July 25
2005
We need more from the police
» Posted on July 25, 2005 10:41 PM » Category: Terror

I couldn't agree more with Tim Hames in The Times. Like him. I am - as any reader of this blog will know - a hardliner on the war on terror. I believe George Bush and Tony Blair will be regarded by history as two of the most prescient leaders the US and Britain have ever had. And I have no problem at all with summary execution of would-be suicide bombers.
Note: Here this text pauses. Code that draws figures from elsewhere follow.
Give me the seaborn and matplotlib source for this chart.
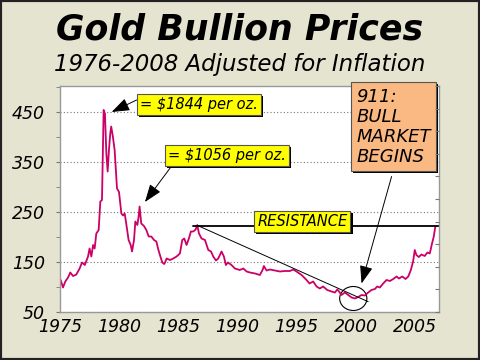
import matplotlib
matplotlib.use("Agg")
import matplotlib.pyplot as plt
import matplotlib.patheffects as pe
from matplotlib.patches import Ellipse, Rectangle
import seaborn as sns
import pandas as pd

# gold price (inflation adjusted)
years = [1975.06, 1975.25, 1975.45, 1975.68, 1975.87, 1976.1, 1976.38, 1976.66, 1976.86,
         1977.1, 1977.37, 1977.5, 1977.65, 1977.8, 1977.93, 1978.07, 1978.27, 1978.41,
         1978.55, 1978.69, 1978.8, 1978.92, 1979.03, 1979.14, 1979.25, 1979.33, 1979.47,
         1979.62, 1979.82, 1979.99, 1980.19, 1980.33, 1980.47, 1980.6, 1980.8, 1980.98,
         1981.09, 1981.26, 1981.37, 1981.54, 1981.65, 1981.73, 1981.87, 1982.1, 1982.3,
         1982.5, 1982.72, 1982.95, 1983.15, 1983.3, 1983.45, 1983.65, 1983.82, 1984.02,
         1984.3, 1984.58, 1984.86, 1985.14, 1985.34, 1985.51, 1985.7, 1985.9, 1986.07,
         1986.27, 1986.47, 1986.61, 1986.75, 1986.97, 1987.26, 1987.54, 1987.77, 1987.96,
         1988.19, 1988.38, 1988.66, 1988.86, 1989.03, 1989.2, 1989.5, 1989.79, 1990.2,
         1990.5, 1990.78, 1991.06, 1991.5, 1991.9, 1992.13, 1992.24, 1992.47, 1992.75,
         1993.17, 1993.6, 1994.0, 1994.44, 1994.72, 1995.0, 1995.43, 1995.85, 1996.1,
         1996.41, 1996.7, 1996.97, 1997.25, 1997.6, 1997.96, 1998.25, 1998.45, 1998.6,
         1998.8, 1999.09, 1999.37, 1999.66, 1999.94, 2000.22, 2000.5, 2000.78, 2001.06,
         2001.34, 2001.63, 2001.82, 2002.05, 2002.33, 2002.61, 2002.9, 2003.18, 2003.46,
         2003.66, 2003.94, 2004.22, 2004.45, 2004.67, 2004.86, 2005.0, 2005.14, 2005.34,
         2005.56, 2005.84, 2006.07, 2006.27, 2006.46, 2006.6, 2006.74]
prices = [114, 99, 111, 119, 129, 122, 125, 137, 149,
          144, 161, 177, 161, 184, 177, 207, 214, 271,
          274, 454, 447, 367, 331, 374, 407, 421, 401,
          374, 297, 290, 247, 243, 247, 227, 194, 184,
          171, 194, 231, 224, 241, 261, 227, 222, 214,
          201, 201, 194, 191, 176, 164, 149, 146, 157,
          154, 157, 161, 167, 194, 197, 184, 197, 211,
          211, 215, 224, 207, 197, 194, 174, 171, 161,
          153, 157, 171, 161, 144, 149, 144, 137, 134,
          137, 131, 129, 127, 124, 134, 142, 133, 135,
          133, 131, 132, 132, 135, 131, 124, 114, 107,
          111, 101, 97, 101, 94, 91, 89, 95, 91,
          84, 89, 84, 79, 77, 80, 84, 83, 89,
          94, 96, 101, 99, 107, 114, 112, 116, 121,
          117, 121, 116, 121, 134, 151, 174, 164, 160,
          165, 162, 169, 167, 187, 200, 221]

resistance = 223
trend_x = [1986.67, 2001.06]
trend_y = [222.6, 70.6]

df = pd.DataFrame({"year": years, "price": prices})

sns.set_style("white")
plt.rcParams['font.family'] = ['DejaVu Sans']
plt.rcParams['text.color'] = 'black'
bg = '#E4E4D0'

fig = plt.figure(figsize=(4.8, 3.6), dpi=100, facecolor=bg)
ax = fig.add_axes([60/480, 48/360, 379/480, 226/360])
ax.set_facecolor('white')

sns.lineplot(data=df, x="year", y="price", ax=ax, color='#CC0066', lw=1.3)

ax.set_xlim(1975, 2007.05)
ax.set_ylim(50, 502)
ax.set_xlabel('')
ax.set_ylabel('')
ax.set_yticks([50, 150, 250, 350, 450])
ax.set_yticks([100, 200, 300, 400, 500], minor=True)
ax.set_xticks([1975, 1980, 1985, 1990, 1995, 2000, 2005])
ax.yaxis.grid(True, which='major', linestyle=(0, (1, 2)), color='#777', lw=0.8)
ax.tick_params(axis='both', which='both', direction='out', length=3, color='#777',
               labelsize=12.5, labelcolor='black', pad=1)
ax.tick_params(axis='y', pad=8)
for lab in ax.get_xticklabels() + ax.get_yticklabels():
    lab.set_fontstyle('italic')
for s in ax.spines.values():
    s.set_color('#999')
    s.set_linewidth(1)

# right side tick marks
ax2 = ax.twinx()
ax2.set_ylim(0, 10)
ax2.set_yticks(range(0, 11))
ax2.tick_params(axis='y', direction='in', length=3, color='#777', labelright=False)
for s in ax2.spines.values():
    s.set_visible(False)

# resistance and trend lines
ax.plot([1986.24, 2007.05], [resistance, resistance], color='black', lw=1.3)
ax.plot(trend_x, trend_y, color='black', lw=0.7)
ax.add_patch(Ellipse((1999.8, 77), 2.3, 48, fill=False, ec='black', lw=0.8))

shadow = [pe.withSimplePatchShadow(offset=(1.5, -1.5), shadow_rgbFace='black', alpha=1)]
arrow = dict(arrowstyle='-|>,head_length=1.1,head_width=0.4', color='black', lw=0.7,
             shrinkA=0, shrinkB=0, mutation_scale=10)

def box(x, y, s, fc, size, **kw):
    t = ax.text(x, y, s, fontsize=size, fontstyle='italic', color='black', clip_on=False,
                zorder=5,
                bbox=dict(boxstyle=kw.pop('bs', 'square,pad=0.2'), fc=fc, ec='#555', lw=0.8), **kw)
    t.get_bbox_patch().set_path_effects(shadow)
    return t

ax.annotate('', xy=(1979.37, 450), xytext=(1981.48, 474), arrowprops=arrow)
ax.annotate('', xy=(1982.18, 270), xytext=(1984.44, 342), arrowprops=arrow)
ax.annotate('', xy=(2000.5, 107), xytext=(2003.04, 321), arrowprops=arrow, zorder=6)

box(1986.77, 465, '= $1844 per oz.', '#FFFF00', 10.5, ha='center', va='center')
box(1989.13, 363, '= $1056 per oz.', '#FFFF00', 10.5, ha='center', va='center')
box(1995.5, 231, 'RESISTANCE', '#FFFF00', 10.5, ha='center', va='center')
box(2000.06, 499, '911:\nBULL\nMARKET\nBEGINS', '#FAB882', 13, ha='left', va='top',
    linespacing=1.15, bs='square,pad=0.3')

fig.text(0.5, 1 - 30/360, 'Gold Bullion Prices', ha='center', va='center',
         fontsize=25, fontweight='bold', fontstyle='italic', color='black')
fig.text(0.5, 1 - 64/360, '1976-2008 Adjusted for Inflation', ha='center', va='center',
         fontsize=16.5, fontstyle='italic', color='black')

fig.patches.append(Rectangle((0, 0), 1, 1, transform=fig.transFigure, fill=False,
                             ec='#222', lw=3))

fig.savefig('out.png', dpi=100, facecolor=bg)
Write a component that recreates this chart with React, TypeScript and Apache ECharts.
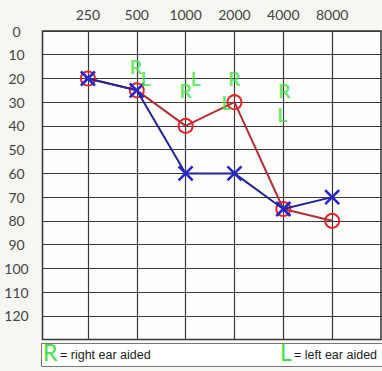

But something about the shooting of Jean Charles de Menezes doesn't add up. As Tim Hames puts it:

It is now clear that he started his trip from Tulse Hill, where he had stayed at someone else’s home, was watched, was noted wearing bulky clothing, yet was allowed (despite the slaughter at Tavistock Square on July 7 and the attempted blast on a double-decker at Hackney last Thursday) to board a bus for a 15-minute journey and was challenged only when he sought to buy an Underground ticket. Why was someone whom the police continue to insist was a “potential suicide-bomber” no menace on the No 2 bus, but an urgent threat who had to be taken out when moving in the direction of the Northern Line?

...It was hinted that he might have been an illegal immigrant, as if that justifies what occurred. It has been argued that it was “irresponsible” of him to wear a quilted jacket in July, as if that were a crime. There are, furthermore, “no excuses”, it is intoned, for the fact that he ran when armed plainclothed police officers shouted at him.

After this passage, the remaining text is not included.